November brings a temporary peace to the compound. The waning light of early dusk casts us beneath a collective shadow. The cold winds and rains unite us against a common enemy. The shorter days persuade us to forgive. November helps cool the blood and steady pulse after the heat and desperation of summer.
During the fall of my junior year in college, Jamie and I, along with another couple, took to spending our Friday nights at a Denny’s that straddled the border between a poor Hispanic neighborhood and Dallas’s gay club scene. In the evenings between six and eight, the restaurant was a mob of Mexican families on tight budgets. But by three in the morning, after the clubs ran dry (Texas state law prohibits bars from selling alcohol past two AM), the restaurant was a colorful after-party of queers and drag queens with mad appetites for scrambled eggs and hash browns. It was during the between lull, after the last of the Mexicans had mopped up their children from the floors and paid their bills and while the queers were still at home warming up on vodka shots, that my friends and I would arrive for our weekly gatherings.
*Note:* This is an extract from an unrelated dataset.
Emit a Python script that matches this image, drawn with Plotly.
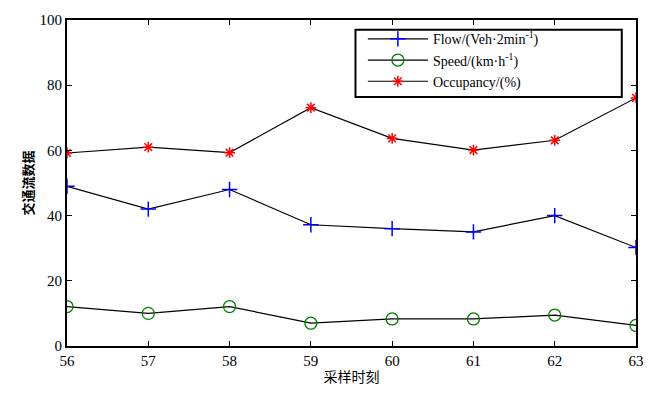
import plotly.graph_objects as go

times = [56, 57, 58, 59, 60, 61, 62, 63]
flow = [49, 42, 48, 37.2, 36, 35, 40, 30.2]
speed = [12.1, 10, 12.1, 7, 8.3, 8.3, 9.5, 6.3]
occupancy = [59.2, 61, 59.3, 73.1, 63.7, 60.1, 63.1, 76.1]

names = ["Flow/(Veh·2min<sup>-1</sup>)", "Speed/(km·h<sup>-1</sup>)", "Occupancy/(%)"]

SERIF = "Liberation Serif"

fig = go.Figure()
fig.add_trace(go.Scatter(x=times, y=flow, mode="lines+markers", name=names[0],
                         line=dict(color="black", width=1.2),
                         marker=dict(symbol="cross-thin-open", size=11, color="blue",
                                     line=dict(color="blue", width=1.5))))
fig.add_trace(go.Scatter(x=times, y=speed, mode="lines+markers", name=names[1],
                         line=dict(color="black", width=1.2),
                         marker=dict(symbol="circle-open", size=12, color="green",
                                     line=dict(color="green", width=1.3))))
fig.add_trace(go.Scatter(x=times, y=occupancy, mode="lines+markers", name=names[2],
                         line=dict(color="black", width=1.2),
                         marker=dict(symbol="asterisk-open", size=9, color="red",
                                     line=dict(color="red", width=1.5))))

axis_common = dict(showgrid=False, zeroline=False, showline=True, linecolor="black",
                   linewidth=2, mirror="ticks", ticks="inside", ticklen=5,
                   tickcolor="black", tickfont=dict(family=SERIF, size=15, color="black"))

fig.update_xaxes(range=[56, 63], tickvals=times, **axis_common,
                 title=dict(text="采样时刻", font=dict(family="Noto Sans CJK SC", size=14, color="black"),
                            standoff=4))
fig.update_yaxes(range=[0, 100], tickvals=[0, 20, 40, 60, 80, 100], **axis_common,
                 title=dict(text="<b>交通流数据</b>", font=dict(family="Noto Sans CJK SC", size=13, color="black"),
                            standoff=3))

fig.add_shape(type="rect", xref="paper", yref="paper",
              x0=0.507, x1=0.975, y0=0.764, y1=0.970,
              line=dict(color="black", width=2), fillcolor="white", layer="below")

fig.update_layout(
    width=656, height=395,
    margin=dict(l=67, r=19, t=17, b=47),
    plot_bgcolor="white", paper_bgcolor="white",
    showlegend=True,
    legend=dict(x=0.52, y=0.99, xanchor="left", yanchor="top",
                borderwidth=0, bgcolor="rgba(0,0,0,0)",
                font=dict(family=SERIF, size=14, color="black"),
                tracegroupgap=0, itemwidth=60),
)

fig.write_html("out.html")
Ricky always worked Friday nights. He was a wispy, flamboyant man who played mother hen to us four young college boys. When he wasn’t at our table lavishing us with free milkshakes and obscene amounts of extra napkins and sugar packets, our conversations often centered around what we imagined Ricky’s personal life must be like. We suspected, with amusement, that despite his bubbly personality, he was secretly a very lonely man (we assumed that any middle-aged person who waits tables at Denny’s would have to be lonely), and that if we ever found some other place to eat on Friday nights, poor Ricky, distraught by our absence, would be driven to self-destruction and wind up hanging himself in the employee bathroom.
Later, after we’d had our laughs and tipped our penances, I felt frightened that the world might be as cruel as me.
I called Jamie recently—he and his newly wed partner live in Paris—and he asked me if time seems to be moving faster; it’s been a year and a half since I surrendered. I said it was, and he said that was good. But time moving fast isn’t the point. I’m not anxious for my twenties to expire. I’m not looking forward to starting my life from scratch at the age of thirty-five, and with a criminal record. The psychologist told me once that I was lucky for getting prison out of the way while I’m still young. "Be glad you’re not like some of my clients who get sent away in their sixties," he said. "you’ll still have your whole life ahead of you when you get out." I disagreed. I told him I’d rather enjoy my youth and spend old age behind bars instead. "Prison can’t be much different from a convalescent home, anyway." I said. "They both have bland food and on-site medical care.
"Of course, they’re not the same. I would’t want to die in prison. We had a man die a few months ago. He went into medical complaining of chest pains, and the nurse told him it was indigestion. She suggested he buy Tums from the commissary. The next day, he collapsed dead of a heart attack in the middle of the yard.